[Stated goal] Only a number is required: how many lines of the material contain the word "this"?

[Entries taken from a collection]
## Begin

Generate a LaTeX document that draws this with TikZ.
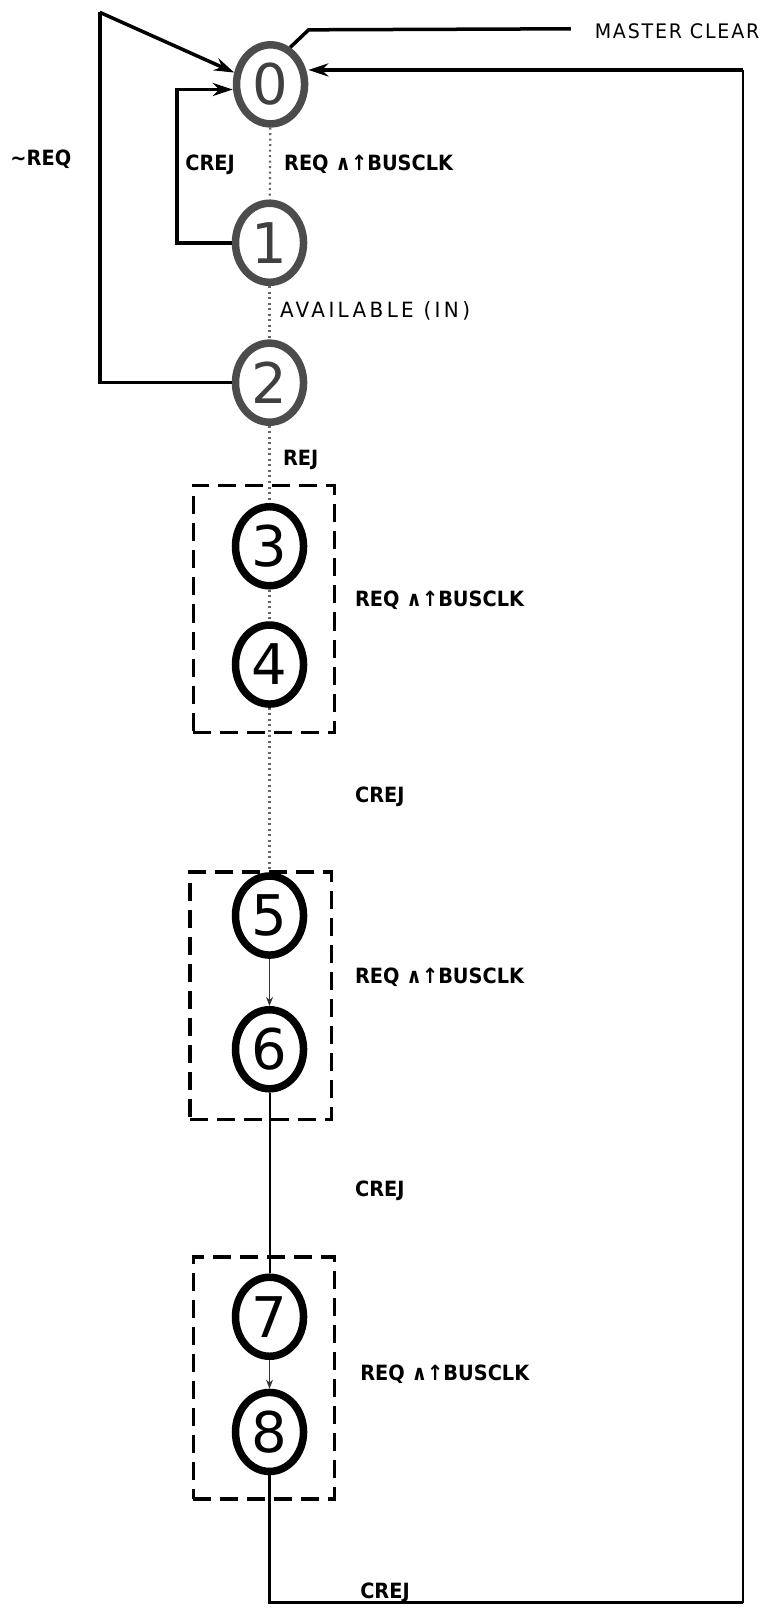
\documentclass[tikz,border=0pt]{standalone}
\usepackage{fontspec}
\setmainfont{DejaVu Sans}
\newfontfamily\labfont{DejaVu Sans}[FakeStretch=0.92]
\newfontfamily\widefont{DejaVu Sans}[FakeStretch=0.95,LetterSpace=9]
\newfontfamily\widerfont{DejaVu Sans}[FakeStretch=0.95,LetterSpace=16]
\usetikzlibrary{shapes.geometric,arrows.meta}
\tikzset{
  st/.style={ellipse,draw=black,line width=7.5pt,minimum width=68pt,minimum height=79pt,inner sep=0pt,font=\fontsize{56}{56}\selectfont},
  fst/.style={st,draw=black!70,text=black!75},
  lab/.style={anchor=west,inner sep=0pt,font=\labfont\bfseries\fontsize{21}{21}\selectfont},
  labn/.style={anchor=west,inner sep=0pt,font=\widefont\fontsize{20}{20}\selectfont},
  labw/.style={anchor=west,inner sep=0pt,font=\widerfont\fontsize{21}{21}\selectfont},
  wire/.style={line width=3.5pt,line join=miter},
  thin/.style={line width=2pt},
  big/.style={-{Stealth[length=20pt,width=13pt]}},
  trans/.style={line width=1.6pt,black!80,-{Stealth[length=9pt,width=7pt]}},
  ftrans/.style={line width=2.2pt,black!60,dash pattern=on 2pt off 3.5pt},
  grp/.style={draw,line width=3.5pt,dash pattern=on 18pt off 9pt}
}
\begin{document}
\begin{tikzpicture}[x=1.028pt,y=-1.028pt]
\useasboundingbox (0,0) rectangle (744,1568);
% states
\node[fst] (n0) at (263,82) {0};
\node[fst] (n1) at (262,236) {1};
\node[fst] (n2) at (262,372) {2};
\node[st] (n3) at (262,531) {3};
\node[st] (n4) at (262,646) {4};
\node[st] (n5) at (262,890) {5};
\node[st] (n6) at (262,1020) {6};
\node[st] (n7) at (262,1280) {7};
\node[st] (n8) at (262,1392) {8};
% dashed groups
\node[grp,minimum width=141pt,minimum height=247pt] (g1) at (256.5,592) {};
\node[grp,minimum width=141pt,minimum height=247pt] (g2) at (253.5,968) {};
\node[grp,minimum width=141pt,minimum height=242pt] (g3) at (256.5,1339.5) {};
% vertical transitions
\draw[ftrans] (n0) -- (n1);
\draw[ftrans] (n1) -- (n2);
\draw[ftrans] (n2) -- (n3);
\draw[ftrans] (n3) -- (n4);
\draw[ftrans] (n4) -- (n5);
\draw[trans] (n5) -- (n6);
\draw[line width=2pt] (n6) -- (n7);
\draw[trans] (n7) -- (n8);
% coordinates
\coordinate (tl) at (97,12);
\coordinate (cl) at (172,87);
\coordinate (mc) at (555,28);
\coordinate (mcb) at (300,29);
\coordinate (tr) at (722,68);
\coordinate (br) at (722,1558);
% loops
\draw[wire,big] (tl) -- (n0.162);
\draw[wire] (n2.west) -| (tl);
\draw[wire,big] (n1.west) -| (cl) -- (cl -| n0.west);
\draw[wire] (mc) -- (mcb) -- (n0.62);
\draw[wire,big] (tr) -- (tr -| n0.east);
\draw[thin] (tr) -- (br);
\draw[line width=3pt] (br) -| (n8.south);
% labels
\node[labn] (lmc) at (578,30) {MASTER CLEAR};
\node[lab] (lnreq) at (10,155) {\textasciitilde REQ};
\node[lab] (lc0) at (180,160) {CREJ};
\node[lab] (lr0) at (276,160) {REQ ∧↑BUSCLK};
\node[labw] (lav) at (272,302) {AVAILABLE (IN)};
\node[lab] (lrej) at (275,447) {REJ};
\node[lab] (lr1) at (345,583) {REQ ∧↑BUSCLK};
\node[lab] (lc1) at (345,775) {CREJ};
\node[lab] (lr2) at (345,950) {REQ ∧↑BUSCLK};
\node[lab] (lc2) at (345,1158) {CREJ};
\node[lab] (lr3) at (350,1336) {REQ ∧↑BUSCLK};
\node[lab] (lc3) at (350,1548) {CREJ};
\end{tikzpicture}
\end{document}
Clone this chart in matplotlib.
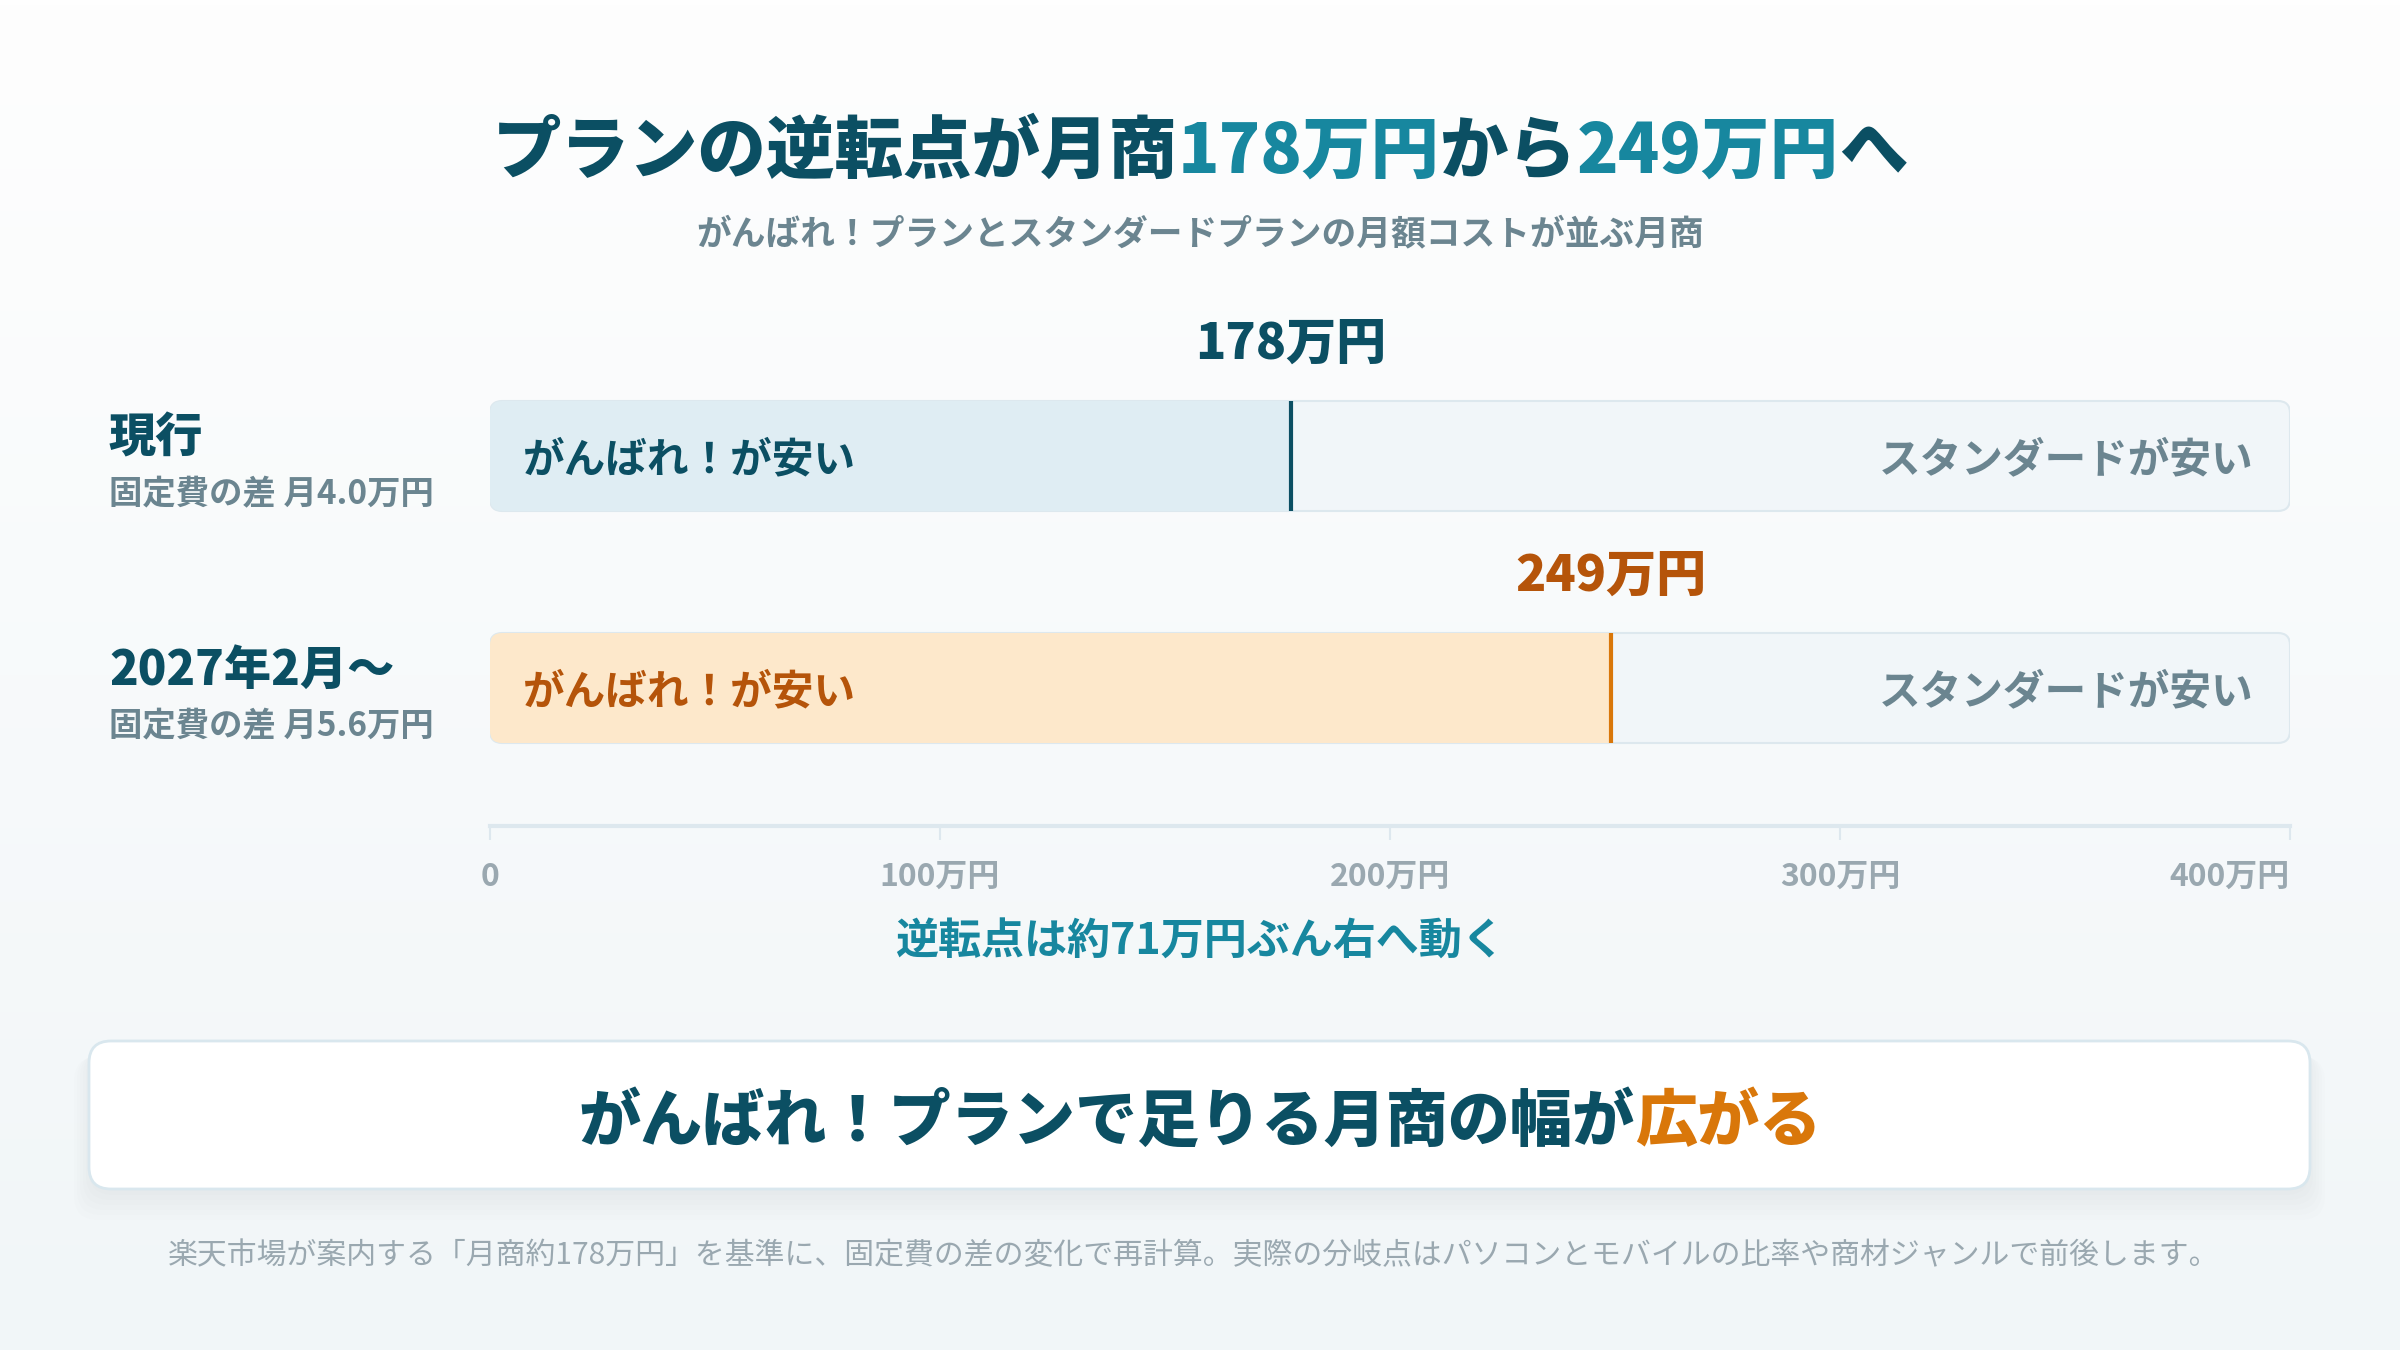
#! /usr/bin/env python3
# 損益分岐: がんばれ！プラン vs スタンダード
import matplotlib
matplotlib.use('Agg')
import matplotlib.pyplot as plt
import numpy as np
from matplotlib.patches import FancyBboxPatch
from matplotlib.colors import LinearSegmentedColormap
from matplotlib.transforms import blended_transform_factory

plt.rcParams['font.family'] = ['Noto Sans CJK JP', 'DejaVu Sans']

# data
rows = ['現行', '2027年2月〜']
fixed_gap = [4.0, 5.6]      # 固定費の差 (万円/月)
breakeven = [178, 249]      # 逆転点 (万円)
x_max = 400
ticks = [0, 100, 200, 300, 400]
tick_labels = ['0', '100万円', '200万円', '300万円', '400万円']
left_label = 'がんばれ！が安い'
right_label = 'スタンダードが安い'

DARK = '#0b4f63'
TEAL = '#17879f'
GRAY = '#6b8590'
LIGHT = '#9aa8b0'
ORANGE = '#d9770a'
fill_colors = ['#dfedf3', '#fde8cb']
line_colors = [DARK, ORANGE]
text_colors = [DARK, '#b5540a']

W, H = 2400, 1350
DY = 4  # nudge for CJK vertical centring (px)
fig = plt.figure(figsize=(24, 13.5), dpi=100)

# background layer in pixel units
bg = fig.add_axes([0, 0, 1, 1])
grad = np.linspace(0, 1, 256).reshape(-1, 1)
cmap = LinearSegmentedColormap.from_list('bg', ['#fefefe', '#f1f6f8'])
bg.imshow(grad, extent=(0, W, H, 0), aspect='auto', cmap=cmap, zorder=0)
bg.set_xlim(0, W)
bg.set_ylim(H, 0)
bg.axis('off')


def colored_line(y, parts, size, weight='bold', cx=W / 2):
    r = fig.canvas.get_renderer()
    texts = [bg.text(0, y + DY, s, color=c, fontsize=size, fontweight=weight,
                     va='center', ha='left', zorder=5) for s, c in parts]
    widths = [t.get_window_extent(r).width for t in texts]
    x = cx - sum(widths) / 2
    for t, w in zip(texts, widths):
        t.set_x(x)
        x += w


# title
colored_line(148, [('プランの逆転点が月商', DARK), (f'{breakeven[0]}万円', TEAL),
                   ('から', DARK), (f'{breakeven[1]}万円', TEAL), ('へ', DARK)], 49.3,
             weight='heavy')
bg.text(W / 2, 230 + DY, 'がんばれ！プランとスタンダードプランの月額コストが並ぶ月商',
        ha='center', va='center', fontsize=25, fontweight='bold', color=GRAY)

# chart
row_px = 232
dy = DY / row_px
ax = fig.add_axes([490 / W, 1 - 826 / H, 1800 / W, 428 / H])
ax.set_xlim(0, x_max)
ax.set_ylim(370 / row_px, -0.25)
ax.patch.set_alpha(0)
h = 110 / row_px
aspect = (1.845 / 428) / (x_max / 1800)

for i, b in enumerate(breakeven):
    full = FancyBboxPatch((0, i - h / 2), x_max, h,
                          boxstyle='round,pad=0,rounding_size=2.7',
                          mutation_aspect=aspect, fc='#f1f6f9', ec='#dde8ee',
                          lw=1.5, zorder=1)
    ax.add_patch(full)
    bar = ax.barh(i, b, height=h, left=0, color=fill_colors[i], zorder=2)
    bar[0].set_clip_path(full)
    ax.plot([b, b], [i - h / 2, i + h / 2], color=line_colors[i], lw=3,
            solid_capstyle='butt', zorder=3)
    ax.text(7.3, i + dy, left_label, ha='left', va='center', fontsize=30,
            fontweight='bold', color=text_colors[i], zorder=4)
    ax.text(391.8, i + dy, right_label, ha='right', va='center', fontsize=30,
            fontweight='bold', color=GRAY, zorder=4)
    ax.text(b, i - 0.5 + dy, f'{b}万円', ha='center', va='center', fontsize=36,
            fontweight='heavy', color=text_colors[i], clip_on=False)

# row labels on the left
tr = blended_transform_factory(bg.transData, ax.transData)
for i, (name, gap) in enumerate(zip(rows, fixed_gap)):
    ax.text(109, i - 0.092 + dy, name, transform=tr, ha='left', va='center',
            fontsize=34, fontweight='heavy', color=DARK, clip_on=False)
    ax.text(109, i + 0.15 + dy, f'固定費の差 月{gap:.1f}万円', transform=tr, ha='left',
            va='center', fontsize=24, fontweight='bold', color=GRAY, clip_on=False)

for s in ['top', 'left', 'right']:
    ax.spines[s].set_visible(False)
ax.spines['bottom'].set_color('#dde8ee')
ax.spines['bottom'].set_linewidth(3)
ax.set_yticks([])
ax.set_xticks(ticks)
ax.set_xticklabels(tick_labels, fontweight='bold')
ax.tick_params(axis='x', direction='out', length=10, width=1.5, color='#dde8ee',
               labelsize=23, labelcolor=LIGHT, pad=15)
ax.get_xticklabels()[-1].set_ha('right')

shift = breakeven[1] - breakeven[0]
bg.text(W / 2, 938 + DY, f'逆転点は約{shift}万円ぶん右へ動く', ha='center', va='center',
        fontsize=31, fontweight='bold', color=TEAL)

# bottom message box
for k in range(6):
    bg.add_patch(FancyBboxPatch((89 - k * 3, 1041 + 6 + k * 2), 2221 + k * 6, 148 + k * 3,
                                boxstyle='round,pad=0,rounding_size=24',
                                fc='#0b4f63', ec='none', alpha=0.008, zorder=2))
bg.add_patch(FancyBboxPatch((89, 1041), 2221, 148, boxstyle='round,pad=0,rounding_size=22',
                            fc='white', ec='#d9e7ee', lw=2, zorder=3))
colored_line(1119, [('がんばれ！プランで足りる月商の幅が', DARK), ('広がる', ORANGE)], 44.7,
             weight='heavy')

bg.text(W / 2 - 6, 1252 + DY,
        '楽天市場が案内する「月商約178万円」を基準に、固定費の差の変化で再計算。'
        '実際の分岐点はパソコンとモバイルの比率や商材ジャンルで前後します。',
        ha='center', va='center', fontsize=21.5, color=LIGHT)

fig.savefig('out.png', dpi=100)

## End

[Task solution] 2